JASON RANTZ

Mayor Murray’s cowardly attack on media and use of race card

Jul 30, 2015, 1:19 PM | Updated: 2:25 pm

housing...

Restrictive zoning may be worsening the homeless issue.

In a desperate and cowardly move to shift the blame over a bad housing policy recommendation, Seattle Mayor Ed Murray is turning his attack on the nefarious, but unnamed “sensationalized reporting by a few media outlets.”

On Wednesday afternoon, we learned that Murray would not recommend what could have dramatically impacted 94 percent of single-family zones in Seattle. Originally, his activist-stacked Housing Affordability and Livability Agenda (HALA) committee argued, “as Seattle expands rapidly and experiences massive economic and population growth, we are held back by policies and historical precedents that are no longer viable for the long-term survival or our city.” They wanted to move away from the idea that all families can live in their own home on a piece of land.

It was a preposterous position that only extreme activists could take and it was rejected by Seattleites. But the mayor claims this bad idea wasn’t so bad at all, it was simply attacked by the media. In a press release, Murray said:

The Council and I created the HALA process because our city is facing a housing affordability crisis. In the weeks since the HALA recommendations were released, sensationalized reporting by a few media outlets has created a significant distraction and derailed the conversation that we need to have on affordability and equity.

Actually, the reason he create the HALA process was because he wanted to pretend to find consensus to push some of his extreme ideas. So he stacks a committee filled with people who think like him to craft a proposal that pushes ideas he wanted. It gave him the appearance of consensus building. But in this case, it failed because no one in their right mind would back half the recommendations they put out there.

Related: Seattle’s ‘walkability’ hurts the poor

Rather than admit his idea wasn’t popular, he’ll go after the evil media in the most cowardly of ways. If there is a media outlet out there that is incorrect in their assessment of his recommendation, he can reach out to them and invite them to a discussion. He couldn’t defend his plan &#8212 a plan he didn’t think you would read &#8212 so he retreated. You mean to tell me if he had a brilliant, game-changing plan he’d simply abandon it because “a few media outlets” were unhappy? How many times has he moved forward with plans where more than a few media outlets were unhappy? This is a rather pathetic argument by someone trying to save face for pushing such a deeply unpopular plan.

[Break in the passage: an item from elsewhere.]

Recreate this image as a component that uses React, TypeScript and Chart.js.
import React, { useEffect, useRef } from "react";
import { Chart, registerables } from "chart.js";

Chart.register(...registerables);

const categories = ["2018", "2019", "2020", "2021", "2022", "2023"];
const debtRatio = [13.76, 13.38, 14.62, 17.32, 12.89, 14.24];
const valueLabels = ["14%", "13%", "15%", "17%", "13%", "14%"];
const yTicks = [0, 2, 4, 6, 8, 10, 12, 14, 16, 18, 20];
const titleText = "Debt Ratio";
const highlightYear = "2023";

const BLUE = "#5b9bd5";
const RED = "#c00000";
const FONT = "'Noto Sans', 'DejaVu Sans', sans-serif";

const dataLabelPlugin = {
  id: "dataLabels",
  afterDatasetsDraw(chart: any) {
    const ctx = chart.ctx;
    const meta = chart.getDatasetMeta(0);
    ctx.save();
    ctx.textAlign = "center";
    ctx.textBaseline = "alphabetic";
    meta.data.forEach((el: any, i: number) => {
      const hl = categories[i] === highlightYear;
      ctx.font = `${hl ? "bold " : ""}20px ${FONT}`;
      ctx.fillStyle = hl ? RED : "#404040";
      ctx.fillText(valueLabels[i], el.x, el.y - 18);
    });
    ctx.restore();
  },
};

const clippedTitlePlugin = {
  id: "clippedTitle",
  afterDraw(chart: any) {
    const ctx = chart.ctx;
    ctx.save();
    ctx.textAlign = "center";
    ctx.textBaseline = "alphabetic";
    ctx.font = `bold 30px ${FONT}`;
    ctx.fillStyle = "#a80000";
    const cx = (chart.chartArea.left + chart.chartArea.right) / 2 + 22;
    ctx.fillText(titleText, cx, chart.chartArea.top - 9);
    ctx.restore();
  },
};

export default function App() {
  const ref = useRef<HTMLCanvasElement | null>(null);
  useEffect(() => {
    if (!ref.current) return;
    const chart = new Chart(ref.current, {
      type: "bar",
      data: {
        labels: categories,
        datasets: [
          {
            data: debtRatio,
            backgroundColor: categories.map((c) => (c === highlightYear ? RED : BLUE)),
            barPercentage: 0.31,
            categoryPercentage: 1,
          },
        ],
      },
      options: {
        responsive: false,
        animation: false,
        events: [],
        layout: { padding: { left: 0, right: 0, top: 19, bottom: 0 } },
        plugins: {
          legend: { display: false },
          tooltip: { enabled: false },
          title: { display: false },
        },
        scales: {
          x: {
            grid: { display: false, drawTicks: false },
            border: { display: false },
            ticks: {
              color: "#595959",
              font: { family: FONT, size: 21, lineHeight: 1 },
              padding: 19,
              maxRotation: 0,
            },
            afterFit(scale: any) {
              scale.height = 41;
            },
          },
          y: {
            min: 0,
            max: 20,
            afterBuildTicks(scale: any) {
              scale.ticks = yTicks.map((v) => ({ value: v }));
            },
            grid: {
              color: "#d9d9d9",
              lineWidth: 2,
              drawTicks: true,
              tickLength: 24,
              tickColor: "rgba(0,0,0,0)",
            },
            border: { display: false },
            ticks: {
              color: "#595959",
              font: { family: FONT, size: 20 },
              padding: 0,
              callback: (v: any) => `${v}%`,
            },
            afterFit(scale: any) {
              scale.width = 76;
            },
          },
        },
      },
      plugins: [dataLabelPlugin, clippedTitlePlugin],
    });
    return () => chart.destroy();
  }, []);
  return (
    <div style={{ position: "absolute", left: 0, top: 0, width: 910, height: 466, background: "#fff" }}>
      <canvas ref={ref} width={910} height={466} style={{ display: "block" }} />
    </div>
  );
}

But what’s worse is Murray tries to play the race card and guilt trip his progressive fans into taking action on his perceived problem.

We also must not be afraid to talk about the painful fact that parts of our city are still impacted by the intersection of income, race and housing. Look at a map and take a walk through our neighborhoods. We can move beyond the legacy of the old boundaries of exclusion that have remained largely unchanged since nearly a century ago when neighborhood covenants were used to keep people of color south of Madison Street.

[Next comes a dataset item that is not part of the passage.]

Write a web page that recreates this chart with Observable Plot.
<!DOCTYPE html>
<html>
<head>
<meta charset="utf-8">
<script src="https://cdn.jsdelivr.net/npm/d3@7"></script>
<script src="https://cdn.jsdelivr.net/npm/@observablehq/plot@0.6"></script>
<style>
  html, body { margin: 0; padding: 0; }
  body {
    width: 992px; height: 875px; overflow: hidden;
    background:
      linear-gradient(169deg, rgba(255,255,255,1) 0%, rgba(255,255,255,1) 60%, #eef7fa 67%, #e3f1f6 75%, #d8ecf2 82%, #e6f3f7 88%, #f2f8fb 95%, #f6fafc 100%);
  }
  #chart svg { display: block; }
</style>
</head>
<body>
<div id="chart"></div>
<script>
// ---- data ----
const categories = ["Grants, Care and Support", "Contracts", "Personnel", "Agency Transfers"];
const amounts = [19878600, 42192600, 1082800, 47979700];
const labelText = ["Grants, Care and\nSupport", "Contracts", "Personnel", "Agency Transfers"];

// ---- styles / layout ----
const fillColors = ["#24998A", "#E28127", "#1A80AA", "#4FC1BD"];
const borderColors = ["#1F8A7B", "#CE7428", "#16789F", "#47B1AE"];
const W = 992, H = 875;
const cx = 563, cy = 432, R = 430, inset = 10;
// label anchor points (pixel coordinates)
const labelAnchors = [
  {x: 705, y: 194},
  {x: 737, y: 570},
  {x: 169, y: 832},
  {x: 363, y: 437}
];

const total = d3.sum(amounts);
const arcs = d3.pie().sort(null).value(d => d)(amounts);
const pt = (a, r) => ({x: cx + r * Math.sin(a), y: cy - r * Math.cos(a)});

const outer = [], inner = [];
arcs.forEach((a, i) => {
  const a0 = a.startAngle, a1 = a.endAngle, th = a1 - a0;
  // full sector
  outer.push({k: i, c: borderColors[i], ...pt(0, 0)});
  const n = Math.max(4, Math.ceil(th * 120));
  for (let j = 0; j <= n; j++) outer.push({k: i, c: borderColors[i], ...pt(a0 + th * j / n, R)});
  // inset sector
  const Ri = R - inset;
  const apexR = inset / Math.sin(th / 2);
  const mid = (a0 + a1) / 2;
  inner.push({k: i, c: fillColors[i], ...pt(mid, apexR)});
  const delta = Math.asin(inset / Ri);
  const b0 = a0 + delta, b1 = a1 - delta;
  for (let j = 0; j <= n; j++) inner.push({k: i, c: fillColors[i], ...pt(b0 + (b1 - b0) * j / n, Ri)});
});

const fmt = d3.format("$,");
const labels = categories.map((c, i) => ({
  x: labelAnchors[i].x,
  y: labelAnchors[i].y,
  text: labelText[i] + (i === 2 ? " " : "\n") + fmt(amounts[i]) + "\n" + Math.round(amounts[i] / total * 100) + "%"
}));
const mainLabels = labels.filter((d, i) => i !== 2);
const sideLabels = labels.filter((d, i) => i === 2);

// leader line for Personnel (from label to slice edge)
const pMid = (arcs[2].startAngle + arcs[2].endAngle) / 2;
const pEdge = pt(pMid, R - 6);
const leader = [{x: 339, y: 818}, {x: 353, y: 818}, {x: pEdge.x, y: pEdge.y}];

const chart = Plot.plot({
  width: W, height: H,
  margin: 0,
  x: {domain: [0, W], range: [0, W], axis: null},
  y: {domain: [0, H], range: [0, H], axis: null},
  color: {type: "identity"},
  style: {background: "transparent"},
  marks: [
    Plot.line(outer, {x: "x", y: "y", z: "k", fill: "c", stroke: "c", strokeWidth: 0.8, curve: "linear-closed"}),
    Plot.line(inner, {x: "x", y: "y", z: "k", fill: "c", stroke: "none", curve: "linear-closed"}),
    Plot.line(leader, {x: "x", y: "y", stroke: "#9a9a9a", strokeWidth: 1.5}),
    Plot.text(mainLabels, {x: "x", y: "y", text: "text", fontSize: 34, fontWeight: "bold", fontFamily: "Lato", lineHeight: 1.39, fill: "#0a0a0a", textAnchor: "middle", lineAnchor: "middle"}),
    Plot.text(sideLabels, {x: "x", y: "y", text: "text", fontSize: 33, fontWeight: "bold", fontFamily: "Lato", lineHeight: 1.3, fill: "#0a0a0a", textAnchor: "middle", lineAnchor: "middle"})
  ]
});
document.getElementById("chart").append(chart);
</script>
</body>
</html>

Should you feel bad because progressive policies by a progressive city government have kept minorities poor? Perhaps their policies are failures and there should be a change in the way we look at the issue. These recommendations are hardly unique; they’re not even unique to the city.

Related: Skyrocketing rents? How about you live within your means?

The irony here is that Murray and his supporters in the Seattle City Council routinely push programs and policies that make the city expensive to live in for even the upper-middle class. For example, every time Murray and the Seattle Department of Transportation take lanes away from cars, purposefully making traffic difficult so that you might give up your car, they’re simply forcing people to live closer to work. And when the jobs in Seattle are mostly tied to high-paying tech jobs, like the ones at Amazon.com, they’re making it expensive to live here because rich people will be moving here and developers know they can charge high rent. You could allow the developers to build higher up without getting hit with astronomical fees that the city will squander, which would, in turn, create a higher supply of apartments at a lower rent. But the city won’t do that.

The mayor says he wants a conversation about affordable housing. Great. Start by being more open to alternatives to your ideologically driven policies. And you have an open, in-studio invitation to come on my show anytime to discuss. Let’s come up with solutions together.